◆ **Exercise description**
Extract word for word the lines of the listing from its start to the line holding "const alphaTicks = [0.0, 0.1, 0.2, 0.3, 0.4];", both ends kept; pictures are not part of the copy.

◆ **Material**

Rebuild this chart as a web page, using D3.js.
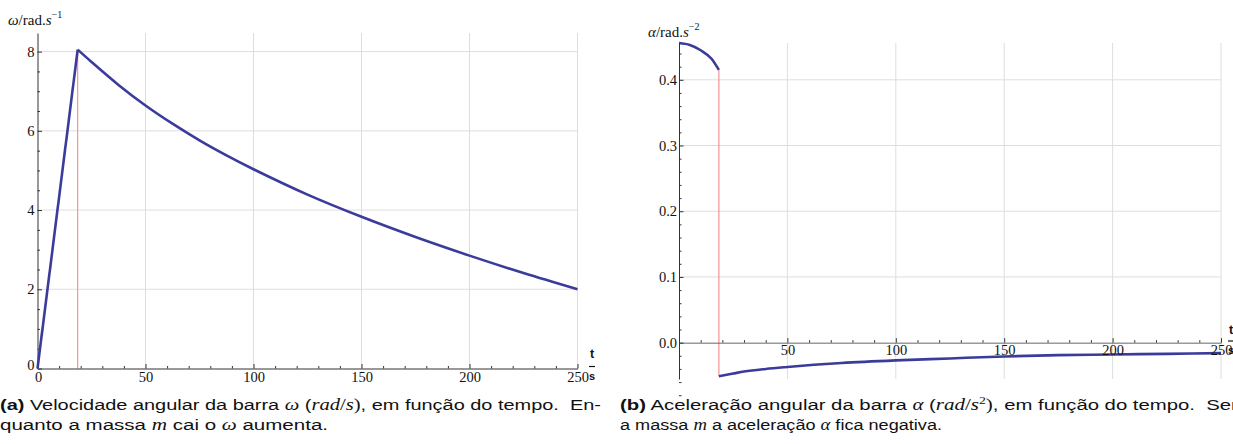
<!DOCTYPE html>
<html><head><meta charset="utf-8">
<script src="https://cdn.jsdelivr.net/npm/d3@7"></script>
<style>
html,body{margin:0;padding:0;background:#fff;}
svg{display:block;}
</style>
</head><body>
<script>
// ---- data ----
const tRise = [0, 18.6];
const omegaRise = [0, 8.05];
const tDecay = [18.6, 25, 37.5, 50, 62.5, 75, 87.5, 100, 125, 150, 175, 200, 225, 250];
const omegaDecay = [8.05, 7.74, 7.16, 6.64, 6.18, 5.76, 5.38, 5.03, 4.39, 3.83, 3.32, 2.85, 2.41, 2.0];
const tAlphaPos = [0, 5, 10, 15, 18.4];
const alphaPos = [0.456, 0.453, 0.445, 0.432, 0.415];
const tAlphaNeg = [18.4, 25, 30, 40, 50, 75, 100, 125, 150, 175, 200, 225, 250];
const alphaNeg = [-0.051, -0.047, -0.044, -0.040, -0.037, -0.031, -0.027, -0.024, -0.021, -0.019, -0.018, -0.017, -0.016];
const tSwitchA = 18.6, tSwitchB = 18.4;
const xTicks = [0, 50, 100, 150, 200, 250];
const xTicksB = [50, 100, 150, 200, 250];
const omegaTicks = [0, 2, 4, 6, 8];
const alphaTicks = [0.0, 0.1, 0.2, 0.3, 0.4];

const BLUE = "#3b3b9b", RED = "#f28b8b", GRID = "#dedede";
const serif = '"Liberation Serif", "DejaVu Serif", serif';
const sans = '"Liberation Sans", Arial, sans-serif';

const svg = d3.select("body").append("svg").attr("width", 1233).attr("height", 444);
svg.append("rect").attr("width", 1233).attr("height", 444).attr("fill", "#fff");

function zip(a, b){ return a.map((v, i) => [v, b[i]]); }
function styleAxis(g, col){
  g.attr("font-family", serif).attr("font-size", 14.5);
  g.select(".domain").attr("stroke", col || "#333");
  g.selectAll(".tick line").attr("stroke", col || "#333");
  g.selectAll(".tick text").attr("fill", "#111");
}

// ================= LEFT CHART =================
const xA = d3.scaleLinear([0, 250], [37.5, 577.5]);
const yA = d3.scaleLinear([0, 8.47], [368.5, 33]);
const gA = svg.append("g");

gA.selectAll(".gv").data(xTicks.slice(1)).join("line")
  .attr("x1", d => xA(d)).attr("x2", d => xA(d)).attr("y1", yA(0)).attr("y2", yA.range()[1])
  .attr("stroke", GRID).attr("stroke-width", 1);
gA.selectAll(".gh").data(omegaTicks.slice(1)).join("line")
  .attr("x1", xA(0)).attr("x2", xA(250)).attr("y1", d => yA(d)).attr("y2", d => yA(d))
  .attr("stroke", GRID).attr("stroke-width", 1);

gA.append("line").attr("x1", xA(tSwitchA)).attr("x2", xA(tSwitchA))
  .attr("y1", yA(0)).attr("y2", yA(omegaRise[1])).attr("stroke", RED).attr("stroke-width", 1.1);

const axXA = gA.append("g").attr("transform", `translate(0,${yA(0)})`)
  .call(d3.axisBottom(xA).tickValues(xTicks).tickSize(-4.5).tickPadding(3).tickSizeOuter(0).tickFormat(d3.format("d")));
styleAxis(axXA);
const axXAm = gA.append("g").attr("transform", `translate(0,${yA(0)})`)
  .call(d3.axisBottom(xA).tickValues(d3.range(10, 250, 10).filter(v => v % 50)).tickSize(-2.5).tickSizeOuter(0).tickFormat(""));
styleAxis(axXAm); axXAm.select(".domain").remove();
const axYA = gA.append("g").attr("transform", `translate(${xA(0)},0)`)
  .call(d3.axisLeft(yA).tickValues(omegaTicks).tickSize(-4.5).tickPadding(3).tickSizeOuter(0).tickFormat(d3.format("d")));
styleAxis(axYA);
const axYAm = gA.append("g").attr("transform", `translate(${xA(0)},0)`)
  .call(d3.axisLeft(yA).tickValues(d3.range(0.5, 8.5, 0.5).filter(v => v % 2)).tickSize(-2.5).tickSizeOuter(0).tickFormat(""));
styleAxis(axYAm); axYAm.select(".domain").remove();
axYA.selectAll(".tick text").filter(d => d === 0).attr("dy", "0.1em");
axXA.selectAll(".tick text").filter(d => d === 0).attr("dx", "0.05em");

const lineA = d3.line().x(d => xA(d[0])).y(d => yA(d[1]));
gA.append("path").attr("d", lineA(zip(tRise, omegaRise)))
  .attr("fill", "none").attr("stroke", BLUE).attr("stroke-width", 2.6).attr("stroke-linejoin", "round");
gA.append("path").attr("d", lineA.curve(d3.curveCatmullRom.alpha(0.5))(zip(tDecay, omegaDecay)))
  .attr("fill", "none").attr("stroke", BLUE).attr("stroke-width", 2.6).attr("stroke-linejoin", "round");

const lblA = svg.append("text").attr("x", 8).attr("y", 25).attr("font-family", serif).attr("font-size", 15).attr("fill", "#111");
lblA.append("tspan").attr("font-style", "italic").text("ω");
lblA.append("tspan").text("/rad.");
lblA.append("tspan").attr("font-style", "italic").text("s");
lblA.append("tspan").attr("dy", -7).attr("font-size", 10).text("−1");

function tsLabel(x, yT, yBar, yS){
  svg.append("text").attr("x", x).attr("y", yT).attr("text-anchor", "middle")
    .attr("font-family", sans).attr("font-weight", "bold").attr("font-size", 12.5).attr("fill", "#111").text("t");
  svg.append("line").attr("x1", x - 3).attr("x2", x + 3).attr("y1", yBar).attr("y2", yBar).attr("stroke", "#111").attr("stroke-width", 1.2);
  svg.append("text").attr("x", x).attr("y", yS).attr("text-anchor", "middle")
    .attr("font-family", sans).attr("font-weight", "bold").attr("font-size", 11).attr("fill", "#111").text("s");
}
tsLabel(592, 358, 366.5, 380);

// ================= RIGHT CHART =================
const xB = d3.scaleLinear([0, 250], [679, 1221]);
const yB = d3.scaleLinear([-0.0553, 0.456], [379, 43]);
const gB = svg.append("g");

gB.selectAll(".gv").data(xTicksB).join("line")
  .attr("x1", d => xB(d)).attr("x2", d => xB(d)).attr("y1", yB.range()[0]).attr("y2", yB.range()[1])
  .attr("stroke", GRID).attr("stroke-width", 1);
gB.selectAll(".gh").data(alphaTicks.slice(1)).join("line")
  .attr("x1", xB(0)).attr("x2", xB(250)).attr("y1", d => yB(d)).attr("y2", d => yB(d))
  .attr("stroke", GRID).attr("stroke-width", 1);

gB.append("line").attr("x1", xB(tSwitchB)).attr("x2", xB(tSwitchB))
  .attr("y1", yB(alphaPos[alphaPos.length - 1])).attr("y2", yB(alphaNeg[0])).attr("stroke", RED).attr("stroke-width", 1.1);

const lineB = d3.line().x(d => xB(d[0])).y(d => yB(d[1])).curve(d3.curveMonotoneX);
gB.append("path").attr("d", lineB(zip(tAlphaPos, alphaPos)))
  .attr("fill", "none").attr("stroke", BLUE).attr("stroke-width", 2.6);
gB.append("path").attr("d", lineB(zip(tAlphaNeg, alphaNeg)))
  .attr("fill", "none").attr("stroke", BLUE).attr("stroke-width", 2.6);

const axXB = gB.append("g").attr("transform", `translate(0,${yB(0)})`)
  .call(d3.axisBottom(xB).tickValues(xTicksB).tickSize(-4.5).tickPadding(2).tickSizeOuter(0).tickFormat(d3.format("d")));
styleAxis(axXB, "#666");
axXB.selectAll(".tick line").attr("stroke", "#333");
const axXBm = gB.append("g").attr("transform", `translate(0,${yB(0)})`)
  .call(d3.axisBottom(xB).tickValues(d3.range(10, 250, 10).filter(v => v % 50)).tickSize(-2.5).tickSizeOuter(0).tickFormat(""));
styleAxis(axXBm, "#333"); axXBm.select(".domain").remove();
const axYB = gB.append("g").attr("transform", `translate(${xB(0)},0)`)
  .call(d3.axisLeft(yB).tickValues(alphaTicks).tickSize(-4.5).tickPadding(2).tickSizeOuter(0).tickFormat(d3.format(".1f")));
styleAxis(axYB);
const minorB = d3.range(-5, 23).map(i => i * 0.02).filter(v => Math.abs(v * 10 - Math.round(v * 10)) > 1e-6);
const axYBm = gB.append("g").attr("transform", `translate(${xB(0)},0)`)
  .call(d3.axisLeft(yB).tickValues(minorB).tickSize(-2.5).tickSizeOuter(0).tickFormat(""));
styleAxis(axYBm); axYBm.select(".domain").remove();

const lblB = svg.append("text").attr("x", 648).attr("y", 37).attr("font-family", serif).attr("font-size", 15).attr("fill", "#111");
lblB.append("tspan").attr("font-style", "italic").text("α");
lblB.append("tspan").text("/rad.");
lblB.append("tspan").attr("font-style", "italic").text("s");
lblB.append("tspan").attr("dy", -7).attr("font-size", 10).text("−2");

tsLabel(1231, 334, 341, 354);

// ================= CAPTIONS =================
function caption(x, y, parts, len){
  const t = svg.append("text").attr("x", x).attr("y", y).attr("font-family", sans).attr("font-size", 15.5).attr("fill", "#111")
    .attr("xml:space", "preserve").style("white-space", "pre");
  parts.forEach(p => {
    const s = t.append("tspan").text(p[0]);
    if (p[1] === "b") s.attr("font-weight", "bold");
    if (p[1] === "mi") s.attr("font-family", serif).attr("font-style", "italic").attr("font-size", 16);
    if (p[1] === "m") s.attr("font-family", serif).attr("font-size", 16);
    if (p[1] === "sup") s.attr("font-family", serif).attr("font-size", 10.5).attr("dy", -6);
    if (p[1] === "unsup") s.attr("font-family", serif).attr("font-size", 16).attr("dy", 6);
  });
  if (len) t.attr("textLength", len).attr("lengthAdjust", "spacingAndGlyphs");
  return t;
}
caption(0, 410, [["(a)", "b"], [" Velocidade angular da barra "], ["ω", "mi"], [" ("], ["rad", "mi"], ["/", "m"], ["s", "mi"], [")", "m"], [", em função do tempo.  En-"]], 601);
caption(0, 430, [["quanto a massa "], ["m", "mi"], [" cai o "], ["ω", "mi"], [" aumenta."]], 328);
caption(620, 410, [["(b)", "b"], [" Aceleração angular da barra "], ["α", "mi"], [" ("], ["rad", "mi"], ["/", "m"], ["s", "mi"], ["2", "sup"], [")", "unsup"], [", em função do tempo.  Sem"]], 628);
caption(620, 430, [["a massa "], ["m", "mi"], [" a aceleração "], ["α", "mi"], [" fica negativa."]], 322);
</script>
</body></html>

◆ **Expected answer**
Rebuild this chart as a web page, using D3.js.
<!DOCTYPE html>
<html><head><meta charset="utf-8">
<script src="https://cdn.jsdelivr.net/npm/d3@7"></script>
<style>
html,body{margin:0;padding:0;background:#fff;}
svg{display:block;}
</style>
</head><body>
<script>
// ---- data ----
const tRise = [0, 18.6];
const omegaRise = [0, 8.05];
const tDecay = [18.6, 25, 37.5, 50, 62.5, 75, 87.5, 100, 125, 150, 175, 200, 225, 250];
const omegaDecay = [8.05, 7.74, 7.16, 6.64, 6.18, 5.76, 5.38, 5.03, 4.39, 3.83, 3.32, 2.85, 2.41, 2.0];
const tAlphaPos = [0, 5, 10, 15, 18.4];
const alphaPos = [0.456, 0.453, 0.445, 0.432, 0.415];
const tAlphaNeg = [18.4, 25, 30, 40, 50, 75, 100, 125, 150, 175, 200, 225, 250];
const alphaNeg = [-0.051, -0.047, -0.044, -0.040, -0.037, -0.031, -0.027, -0.024, -0.021, -0.019, -0.018, -0.017, -0.016];
const tSwitchA = 18.6, tSwitchB = 18.4;
const xTicks = [0, 50, 100, 150, 200, 250];
const xTicksB = [50, 100, 150, 200, 250];
const omegaTicks = [0, 2, 4, 6, 8];
const alphaTicks = [0.0, 0.1, 0.2, 0.3, 0.4];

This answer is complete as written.